--- START OF STORED ROWS ---

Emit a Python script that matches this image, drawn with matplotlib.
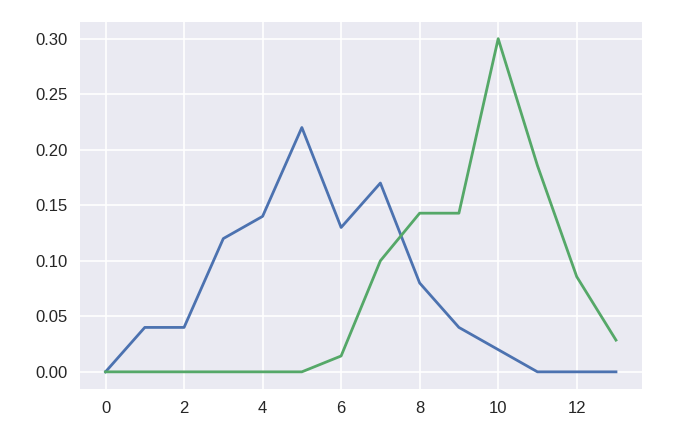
import numpy as np
import matplotlib
matplotlib.use("Agg")
import matplotlib.pyplot as plt

# values
x = list(range(14))
blue_vals = [0.0, 0.04, 0.04, 0.12, 0.14, 0.22, 0.13, 0.17, 0.08, 0.04, 0.02, 0.0, 0.0, 0.0]
green_vals = [0, 0, 0, 0, 0, 0, 1/70, 7/70, 10/70, 10/70, 21/70, 13/70, 6/70, 2/70]

plt.rcParams['font.family'] = ['Liberation Sans', 'DejaVu Sans']

fig = plt.figure(figsize=(6.78, 4.40), dpi=100)
ax = fig.add_axes([80/678, 51.5/440, 561.5/678, 366.5/440])
ax.set_facecolor('#EAEAF2')
for s in ax.spines.values():
    s.set_visible(False)
ax.grid(True, color='white', linewidth=1.2)
ax.set_axisbelow(True)

ax.plot(x, blue_vals, color='#4C72B0', linewidth=2.0)
ax.plot(x, green_vals, color='#55A868', linewidth=2.0)

ax.set_xticks([0, 2, 4, 6, 8, 10, 12])
ax.set_yticks([0.0, 0.05, 0.10, 0.15, 0.20, 0.25, 0.30])
ax.yaxis.set_major_formatter(matplotlib.ticker.FormatStrFormatter('%.2f'))
ax.tick_params(length=0, labelsize=12, labelcolor='#262626', pad=9)

fig.savefig('out.png', dpi=100)
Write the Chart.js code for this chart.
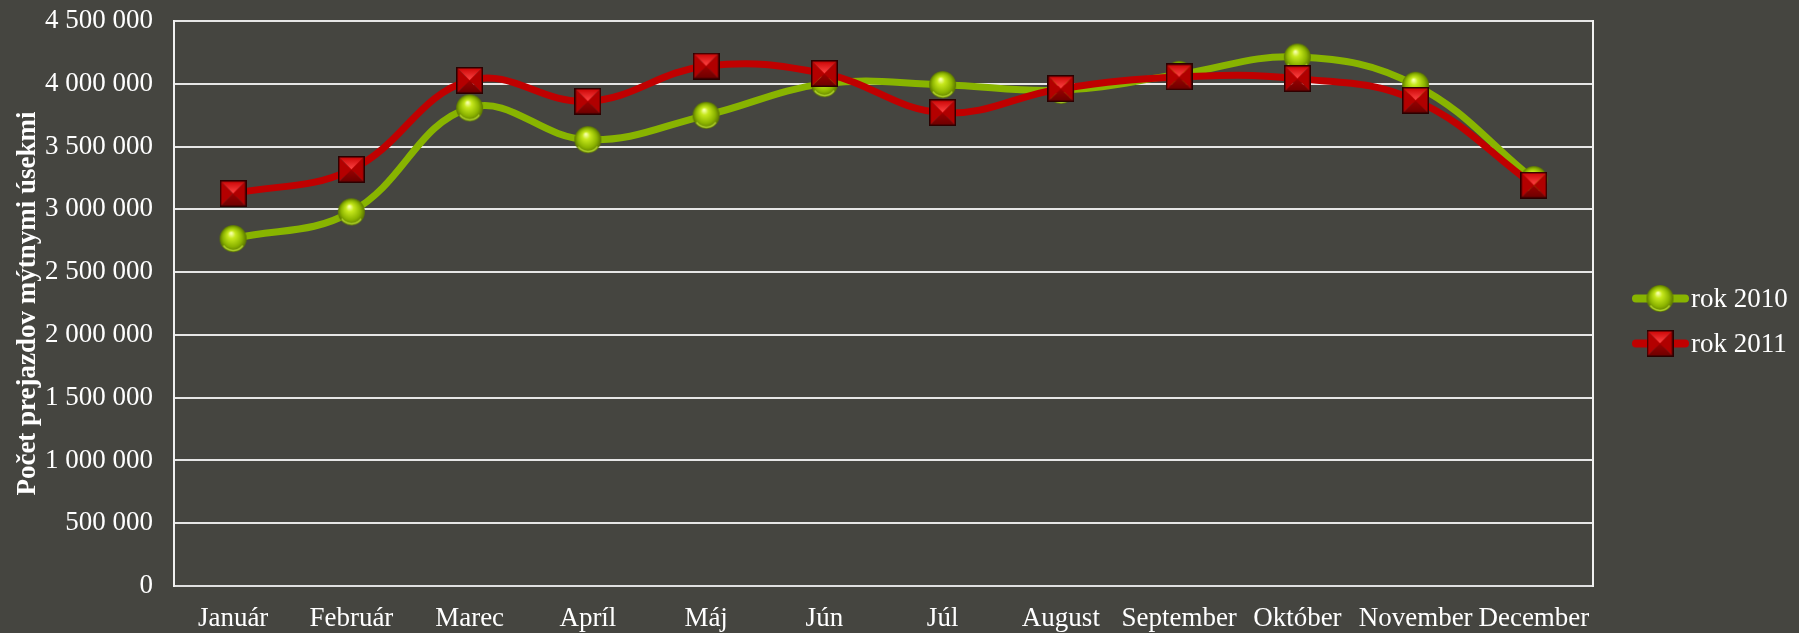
<!DOCTYPE html>
<html lang="sk">

<head>
    <meta charset="UTF-8">
    <title>Počet prejazdov mýtnymi úsekmi 2010 / 2011</title>
    <script src="https://cdn.jsdelivr.net/npm/chart.js"></script>
    <style>
        body {
            margin: 0;
            background-color: #454540;
        }

        #wrap {
            width: 1799px;
            height: 633px;
        }
    </style>
</head>

<body>
    <div id="wrap">
        <canvas id="trafficChart" width="1799" height="633"></canvas>
    </div>

    <script>
        const months = ['Január', 'Február', 'Marec', 'Apríl', 'Máj', 'Jún', 'Júl', 'August', 'September', 'Október', 'November', 'December'];
        const rok2010 = [2767000, 2980000, 3808000, 3555000, 3749000, 4001000, 3993000, 3948000, 4075000, 4213000, 3988000, 3237000];
        const rok2011 = [3125000, 3317000, 4027000, 3860000, 4141000, 4081000, 3770000, 3961000, 4054000, 4041000, 3868000, 3192000];
        const yTickLabels = ['0', '500 000', '1 000 000', '1 500 000', '2 000 000', '2 500 000', '3 000 000', '3 500 000', '4 000 000', '4 500 000'];
        const seriesNames = ['rok 2010', 'rok 2011'];
        const yTitle = 'Počet prejazdov mýtnymi úsekmi';

        const greenLine = '#88b400';
        const redLine = '#c00000';

        // glossy green ball marker
        function makeSphere(r) {
            const size = 2 * r + 2;
            const c = document.createElement('canvas');
            c.width = size;
            c.height = size;
            const g = c.getContext('2d');
            const cx = size / 2, cy = size / 2;
            const grad = g.createRadialGradient(cx - r * 0.15, cy - r * 0.4, r * 0.05, cx, cy, r);
            grad.addColorStop(0, '#f6ffa8');
            grad.addColorStop(0.25, '#c6e81c');
            grad.addColorStop(0.7, '#8cb400');
            grad.addColorStop(1, '#5a7400');
            g.fillStyle = grad;
            g.beginPath();
            g.arc(cx, cy, r, 0, Math.PI * 2);
            g.fill();
            // light rim at the bottom
            g.strokeStyle = 'rgba(200, 235, 60, 0.7)';
            g.lineWidth = 1.5;
            g.beginPath();
            g.arc(cx, cy, r - 1.5, Math.PI * 0.2, Math.PI * 0.8);
            g.stroke();
            return c;
        }

        // red pyramid square marker
        function makePyramid(s) {
            const c = document.createElement('canvas');
            c.width = s;
            c.height = s;
            const g = c.getContext('2d');
            const m = s / 2;
            const tri = (pts, fill) => {
                g.fillStyle = fill;
                g.beginPath();
                g.moveTo(pts[0], pts[1]);
                g.lineTo(pts[2], pts[3]);
                g.lineTo(pts[4], pts[5]);
                g.closePath();
                g.fill();
            };
            const top = g.createLinearGradient(0, 0, 0, m);
            top.addColorStop(0, '#c80000');
            top.addColorStop(1, '#ff4646');
            const bottom = g.createLinearGradient(0, m, 0, s);
            bottom.addColorStop(0, '#9a0000');
            bottom.addColorStop(1, '#6a0000');
            tri([0, 0, s, 0, m, m], top);
            tri([0, 0, 0, s, m, m], '#b40000');
            tri([s, 0, s, s, m, m], '#b00000');
            tri([0, s, s, s, m, m], bottom);
            g.strokeStyle = '#2a0000';
            g.lineWidth = 1.5;
            g.strokeRect(0.75, 0.75, s - 1.5, s - 1.5);
            return c;
        }

        const ball = makeSphere(13.5);
        const pyramid = makePyramid(27);
        const markers = [ball, pyramid];
        const lineColors = [greenLine, redLine];

        // right border of the plot area
        const plotFrame = {
            id: 'plotFrame',
            beforeDatasetsDraw(chart) {
                const { ctx, chartArea } = chart;
                ctx.save();
                ctx.strokeStyle = '#f0f0f0';
                ctx.lineWidth = 2;
                ctx.beginPath();
                ctx.moveTo(chartArea.right, chartArea.top - 1);
                ctx.lineTo(chartArea.right, chartArea.bottom + 1);
                ctx.stroke();
                ctx.restore();
            }
        };

        // legend to the right: line + marker + text
        const sideLegend = {
            id: 'sideLegend',
            afterDraw(chart) {
                const { ctx, chartArea } = chart;
                const x0 = chartArea.right + 39;
                const y0 = chart.height / 2 - 18;
                ctx.save();
                seriesNames.forEach((name, i) => {
                    const y = y0 + i * 45;
                    ctx.strokeStyle = lineColors[i];
                    ctx.lineWidth = 8;
                    ctx.lineCap = 'round';
                    ctx.beginPath();
                    ctx.moveTo(x0 + 4, y);
                    ctx.lineTo(x0 + 53, y);
                    ctx.stroke();
                    const mk = markers[i];
                    ctx.drawImage(mk, x0 + 28 - mk.width / 2, y - mk.height / 2);
                    ctx.fillStyle = '#ffffff';
                    ctx.font = '27px "Liberation Serif", "Times New Roman", serif';
                    ctx.textBaseline = 'middle';
                    ctx.textAlign = 'left';
                    ctx.fillText(name, x0 + 59, y + 1);
                });
                ctx.restore();
            }
        };

        Chart.defaults.font.family = '"Liberation Serif", "Times New Roman", serif';
        Chart.defaults.font.size = 27;
        Chart.defaults.color = '#ffffff';

        const ctx = document.getElementById('trafficChart').getContext('2d');
        const trafficChart = new Chart(ctx, {
            type: 'line',
            data: {
                labels: months,
                datasets: [{
                    label: seriesNames[0],
                    data: rok2010,
                    borderColor: greenLine,
                    borderWidth: 7,
                    tension: 0.4,
                    pointStyle: ball,
                    order: 1
                }, {
                    label: seriesNames[1],
                    data: rok2011,
                    borderColor: redLine,
                    borderWidth: 7,
                    tension: 0.4,
                    pointStyle: pyramid,
                    order: 0
                }]
            },
            plugins: [plotFrame, sideLegend],
            options: {
                responsive: false,
                animation: false,
                layout: {
                    padding: { top: 21, right: 206, bottom: 0, left: 0 }
                },
                plugins: {
                    legend: { display: false },
                    tooltip: { enabled: false }
                },
                scales: {
                    x: {
                        offset: true,
                        grid: { display: false },
                        border: { display: true, color: '#e0e0e0', width: 2 },
                        ticks: {
                            maxRotation: 0,
                            autoSkip: false,
                            padding: 9,
                            color: '#ffffff'
                        },
                        afterFit(scale) {
                            scale.height = 47;
                            scale.paddingLeft = 0;
                            scale.paddingRight = 0;
                        }
                    },
                    y: {
                        min: 0,
                        max: 4500000,
                        grid: {
                            color: '#e6e6e6',
                            lineWidth: 2,
                            drawTicks: false
                        },
                        border: { display: true, color: '#f0f0f0', width: 2 },
                        ticks: {
                            stepSize: 500000,
                            padding: 21,
                            color: '#ffffff',
                            callback: (value, index) => yTickLabels[index]
                        },
                        title: {
                            display: true,
                            text: yTitle,
                            color: '#ffffff',
                            font: { size: 27, weight: 'bold' },
                            padding: { top: 12, bottom: 0 }
                        },
                        afterFit(scale) {
                            scale.width = 174;
                            scale.paddingTop = 0;
                            scale.paddingBottom = 0;
                        }
                    }
                }
            }
        });
    </script>
</body>

</html>
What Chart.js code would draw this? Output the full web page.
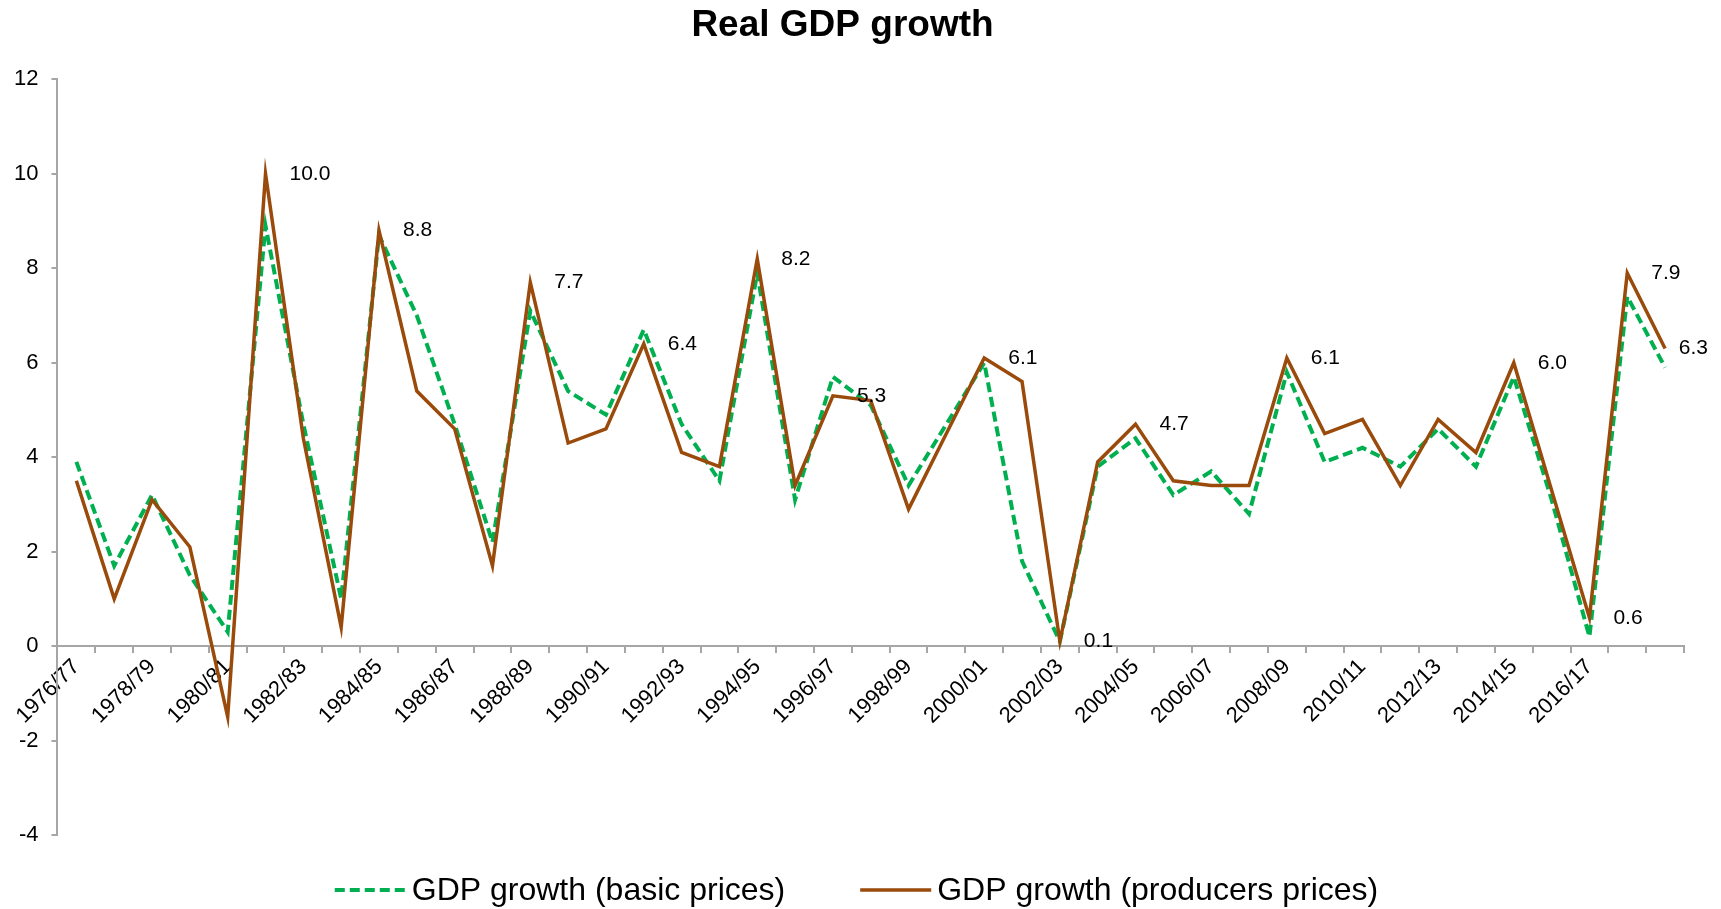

--- END OF STORED ROWS ---

**TASK:** Check each line of the entries for the string "code". Copy the lines that have it.

**SOLVED EXERCISE:**
Write the Chart.js code for this chart.
What Chart.js code would draw this? Output the full web page.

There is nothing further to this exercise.